Thousands of Union and Confederate soldiers, many in unmarked graves, are buried in one of the city's cemeteries.
Southern Civil War heroes walked here, too. Stonewall Jackson kept his headquarters near downtown Winchester at a house on North Braddock Street. The Stonewall Jackson's Headquarters Museum includes his prayer book and camp table. There's also another quirky fact about the house. The 1854 structure, built in the Hudson River Gothic Revival style, belonged to Lt. Col. Lewis T. Moore, the great-great-grandfather of television actress Mary Tyler Moore. When the time came to duplicate the original wallpaper in the room Jackson used as his office, Mary Tyler Moore paid the bill, said Ritter.

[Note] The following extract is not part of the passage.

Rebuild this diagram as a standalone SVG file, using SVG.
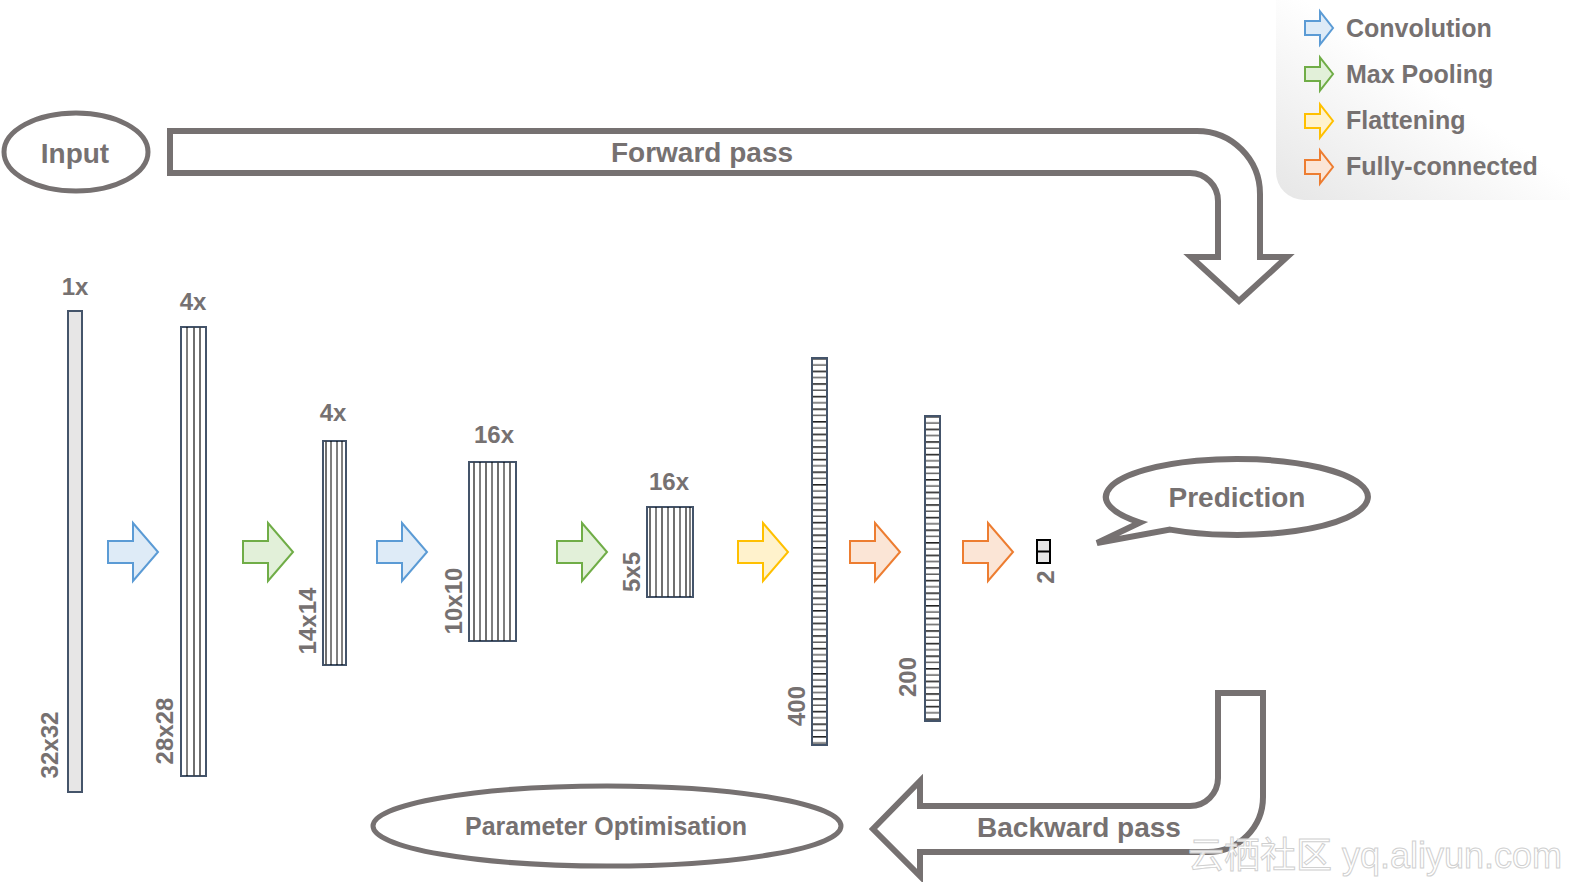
<svg xmlns="http://www.w3.org/2000/svg" width="1570" height="882" viewBox="0 0 1570 882">
<style>
.t{font-family:"Liberation Sans",Arial,sans-serif;font-weight:bold;fill:#767171}
.big{font-size:28px}
.lg{font-size:25px}
.sm{font-size:24px}
.gray{fill:none;stroke:#767171;stroke-width:6;stroke-linejoin:miter}
.ell{fill:#fff;stroke:#767171;stroke-width:5}
.layer{stroke:#44546a;stroke-width:2}
.vl{stroke:#404040;stroke-width:1.5}
.vt{stroke:#000;stroke-width:1}
.blue{fill:#deebf7;stroke:#5b9bd5;stroke-width:2}
.green{fill:#e2f0d9;stroke:#70ad47;stroke-width:2}
.yellow{fill:#fff2cc;stroke:#ffc000;stroke-width:2}
.orange{fill:#fbe5d6;stroke:#ed7d31;stroke-width:2}
</style>
<defs>
<path id="arr" d="M0,-11 H25 V-29 L50,0 L25,29 V11 H0 Z"/>
<path id="larr" d="M0,-7 H15 V-16.5 L28,0 L15,16.5 V7 H0 Z"/>
<linearGradient id="lgbg" x1="0" y1="1" x2="1" y2="0">
<stop offset="0" stop-color="#e6e6e6"/>
<stop offset="0.55" stop-color="#ffffff"/>
</linearGradient>
<pattern id="hl" patternUnits="userSpaceOnUse" x="0" y="358" width="20" height="12.6">
<rect width="20" height="12.6" fill="#fff"/>
<rect y="0" width="20" height="1.6" fill="#222"/>
<rect y="6.3" width="20" height="1.4" fill="#555"/>
</pattern>
<pattern id="hl2" patternUnits="userSpaceOnUse" x="0" y="416" width="20" height="12.6">
<rect width="20" height="12.6" fill="#fff"/>
<rect y="0" width="20" height="1.6" fill="#222"/>
<rect y="6.3" width="20" height="1.4" fill="#555"/>
</pattern>
</defs>
<rect width="1570" height="882" fill="#fff"/>

<g id="legend">
<path d="M1276,0 H1570 V200 H1304 A28,28 0 0 1 1276,172 Z" fill="url(#lgbg)"/>
<use href="#larr" x="1305" y="28" class="blue"/>
<use href="#larr" x="1305" y="74" class="green"/>
<use href="#larr" x="1305" y="121" class="yellow"/>
<use href="#larr" x="1305" y="167" class="orange"/>
<text class="t lg" x="1346" y="37">Convolution</text>
<text class="t lg" x="1346" y="83">Max Pooling</text>
<text class="t lg" x="1346" y="129">Flattening</text>
<text class="t lg" x="1346" y="175">Fully-connected</text>
</g>

<g id="input">
<ellipse cx="76" cy="152" rx="72" ry="39" class="ell"/>
<text class="t big" x="75" y="163" text-anchor="middle">Input</text>
</g>

<g id="forward-pass">
<path class="gray" d="M170,131 H1197 A63,63 0 0 1 1260,194 V257 H1287 L1239,301 L1191,257 H1218 V201 A28,28 0 0 0 1190,173 H170 Z"/>
<text class="t big" x="702" y="162" text-anchor="middle">Forward pass</text>
</g>

<g id="layer1">
<rect x="68" y="311" width="14" height="481" fill="#e7e6e6" class="layer"/>
<text class="t sm" x="75" y="295" text-anchor="middle">1x</text>
<text class="t sm" transform="translate(49,745) rotate(-90)" text-anchor="middle" dy="9">32x32</text>
</g>

<g id="layer2">
<rect x="181" y="327" width="25" height="449" fill="#fff" class="layer"/>
<path class="vt" d="M187,327 V776"/>
<path class="vl" d="M194,327 V776 M200,327 V776"/>
<text class="t sm" x="193" y="310" text-anchor="middle">4x</text>
<text class="t sm" transform="translate(164,731) rotate(-90)" text-anchor="middle" dy="9">28x28</text>
</g>

<g id="layer3">
<rect x="323" y="441" width="23" height="224" fill="#fff" class="layer"/>
<path class="vl" d="M326,441 V665"/>
<path class="vt" d="M331,441 V665 M337,441 V665 M342,441 V665"/>
<text class="t sm" x="333" y="421" text-anchor="middle">4x</text>
<text class="t sm" transform="translate(307,621) rotate(-90)" text-anchor="middle" dy="9">14x14</text>
</g>

<g id="layer4">
<rect x="469" y="462" width="47" height="179" fill="#fff" class="layer"/>
<path class="vl" d="M474,462 V641 M486,462 V641 M498,462 V641 M510,462 V641"/>
<path class="vt" d="M480,462 V641 M492,462 V641 M504,462 V641"/>
<text class="t sm" x="494" y="443" text-anchor="middle">16x</text>
<text class="t sm" transform="translate(453,601) rotate(-90)" text-anchor="middle" dy="9">10x10</text>
</g>

<g id="layer5">
<rect x="647" y="507" width="46" height="90" fill="#fff" class="layer"/>
<path class="vl" d="M650,507 V597 M662,507 V597 M674,507 V597 M686,507 V597"/>
<path class="vt" d="M656,507 V597 M668,507 V597 M680,507 V597 M690,507 V597"/>
<text class="t sm" x="669" y="490" text-anchor="middle">16x</text>
<text class="t sm" transform="translate(631,572) rotate(-90)" text-anchor="middle" dy="9">5x5</text>
</g>

<g id="layer6">
<rect x="812" y="358" width="15" height="387" fill="url(#hl)" class="layer"/>
<text class="t sm" transform="translate(796,706) rotate(-90)" text-anchor="middle" dy="9">400</text>
</g>

<g id="layer7">
<rect x="925" y="416" width="15" height="305" fill="url(#hl2)" class="layer"/>
<text class="t sm" transform="translate(907,677) rotate(-90)" text-anchor="middle" dy="9">200</text>
</g>

<g id="output">
<rect x="1037" y="540" width="13" height="23" fill="#e7e6e6" stroke="#000" stroke-width="2"/>
<path d="M1037,551.5 H1050" stroke="#000" stroke-width="2"/>
<text class="t sm" transform="translate(1045,577) rotate(-90)" text-anchor="middle" dy="9">2</text>
</g>

<g id="connectors">
<use href="#arr" x="108" y="552" class="blue"/>
<use href="#arr" x="243" y="552" class="green"/>
<use href="#arr" x="377" y="552" class="blue"/>
<use href="#arr" x="557" y="552" class="green"/>
<use href="#arr" x="738" y="552" class="yellow"/>
<use href="#arr" x="850" y="552" class="orange"/>
<use href="#arr" x="963" y="552" class="orange"/>
</g>

<g id="prediction">
<path d="M1170,529.6 A131,38 0 1 0 1140,522.5 L1097,543 Z" fill="#fff" stroke="#767171" stroke-width="6" stroke-linejoin="miter"/>
<text class="t big" x="1237" y="507" text-anchor="middle">Prediction</text>
</g>

<g id="backward-pass">
<path class="gray" d="M1218,693 H1263 V797 A55,55 0 0 1 1208,852 H920 V876 L873,829 L920,781 V806 H1190 A28,28 0 0 0 1218,778 Z"/>
<text class="t big" x="1079" y="837" text-anchor="middle">Backward pass</text>
</g>

<g id="parameter-optimisation">
<ellipse cx="607" cy="826" rx="234" ry="40" class="ell"/>
<text class="t lg" x="606" y="835" text-anchor="middle">Parameter Optimisation</text>
</g>

<text x="1188" y="868" font-family="'Liberation Sans','Noto Sans CJK SC',sans-serif" font-size="36" fill="#ffffff" fill-opacity="0.85" stroke="#d0d0d0" stroke-width="1">云栖社区 yq.aliyun.com</text>
</svg>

But Winchester is more than the Civil War.
Though Willa Cather, the novelist who won the Pulitzer Prize for what critics called plainspoken writing about ordinary people, has a low profile in Winchester, where she was born, country singer Patsy Cline does not. Winchester has embraced Cline, one of country music's greatest singers, even naming three local roads after her.
"She had a wonderful voice,'' said Harold F. Madagan Jr., who owns the drugstore where Cline once worked. "There was a message in her songs that meant a lot to people."
Winchester is most famous for its Apple Blossom Festival - an annual paean to spring. The festival will run this year from Friday through May 4. There's a Queen Shenandoah, of course, and usually some famous celebrity who serves as grand marshal of the two parades. In the past those famous people have included Wayne Newton, Mary Tyler Moore, Robert Wagner, Chevy Chase and Dan Aykroyd - who served twice.
This year's queen will be Jaqui Rice, the daughter of former NFL wide receiver Jerry Rice. Though excited about being chosen, Jaqui Rice told one local paper she had never heard of the Apple Blossom Festival.
John Rosenberger, the executive director of the festival, said as many as 300,000 people could turn out. Those people spend somewhere between $10 million and $20 million during the 10 days of the festival.
Rosenberger said it isn't easy for such a small city - with a population of about 25,000 - to put on such a big event. "The scope of this is so astounding,'' he said. Up to 2,000 volunteers help put the festival's 40 to 50 events together.
"The economic benefit is huge," said Rosenberger. "But I look at the more subtle value to the community. Having done this for so many years and it's so huge, every time Winchester does anything now, they do it bigger than typical because we know we can. We do the Apple Blossom Festival every year."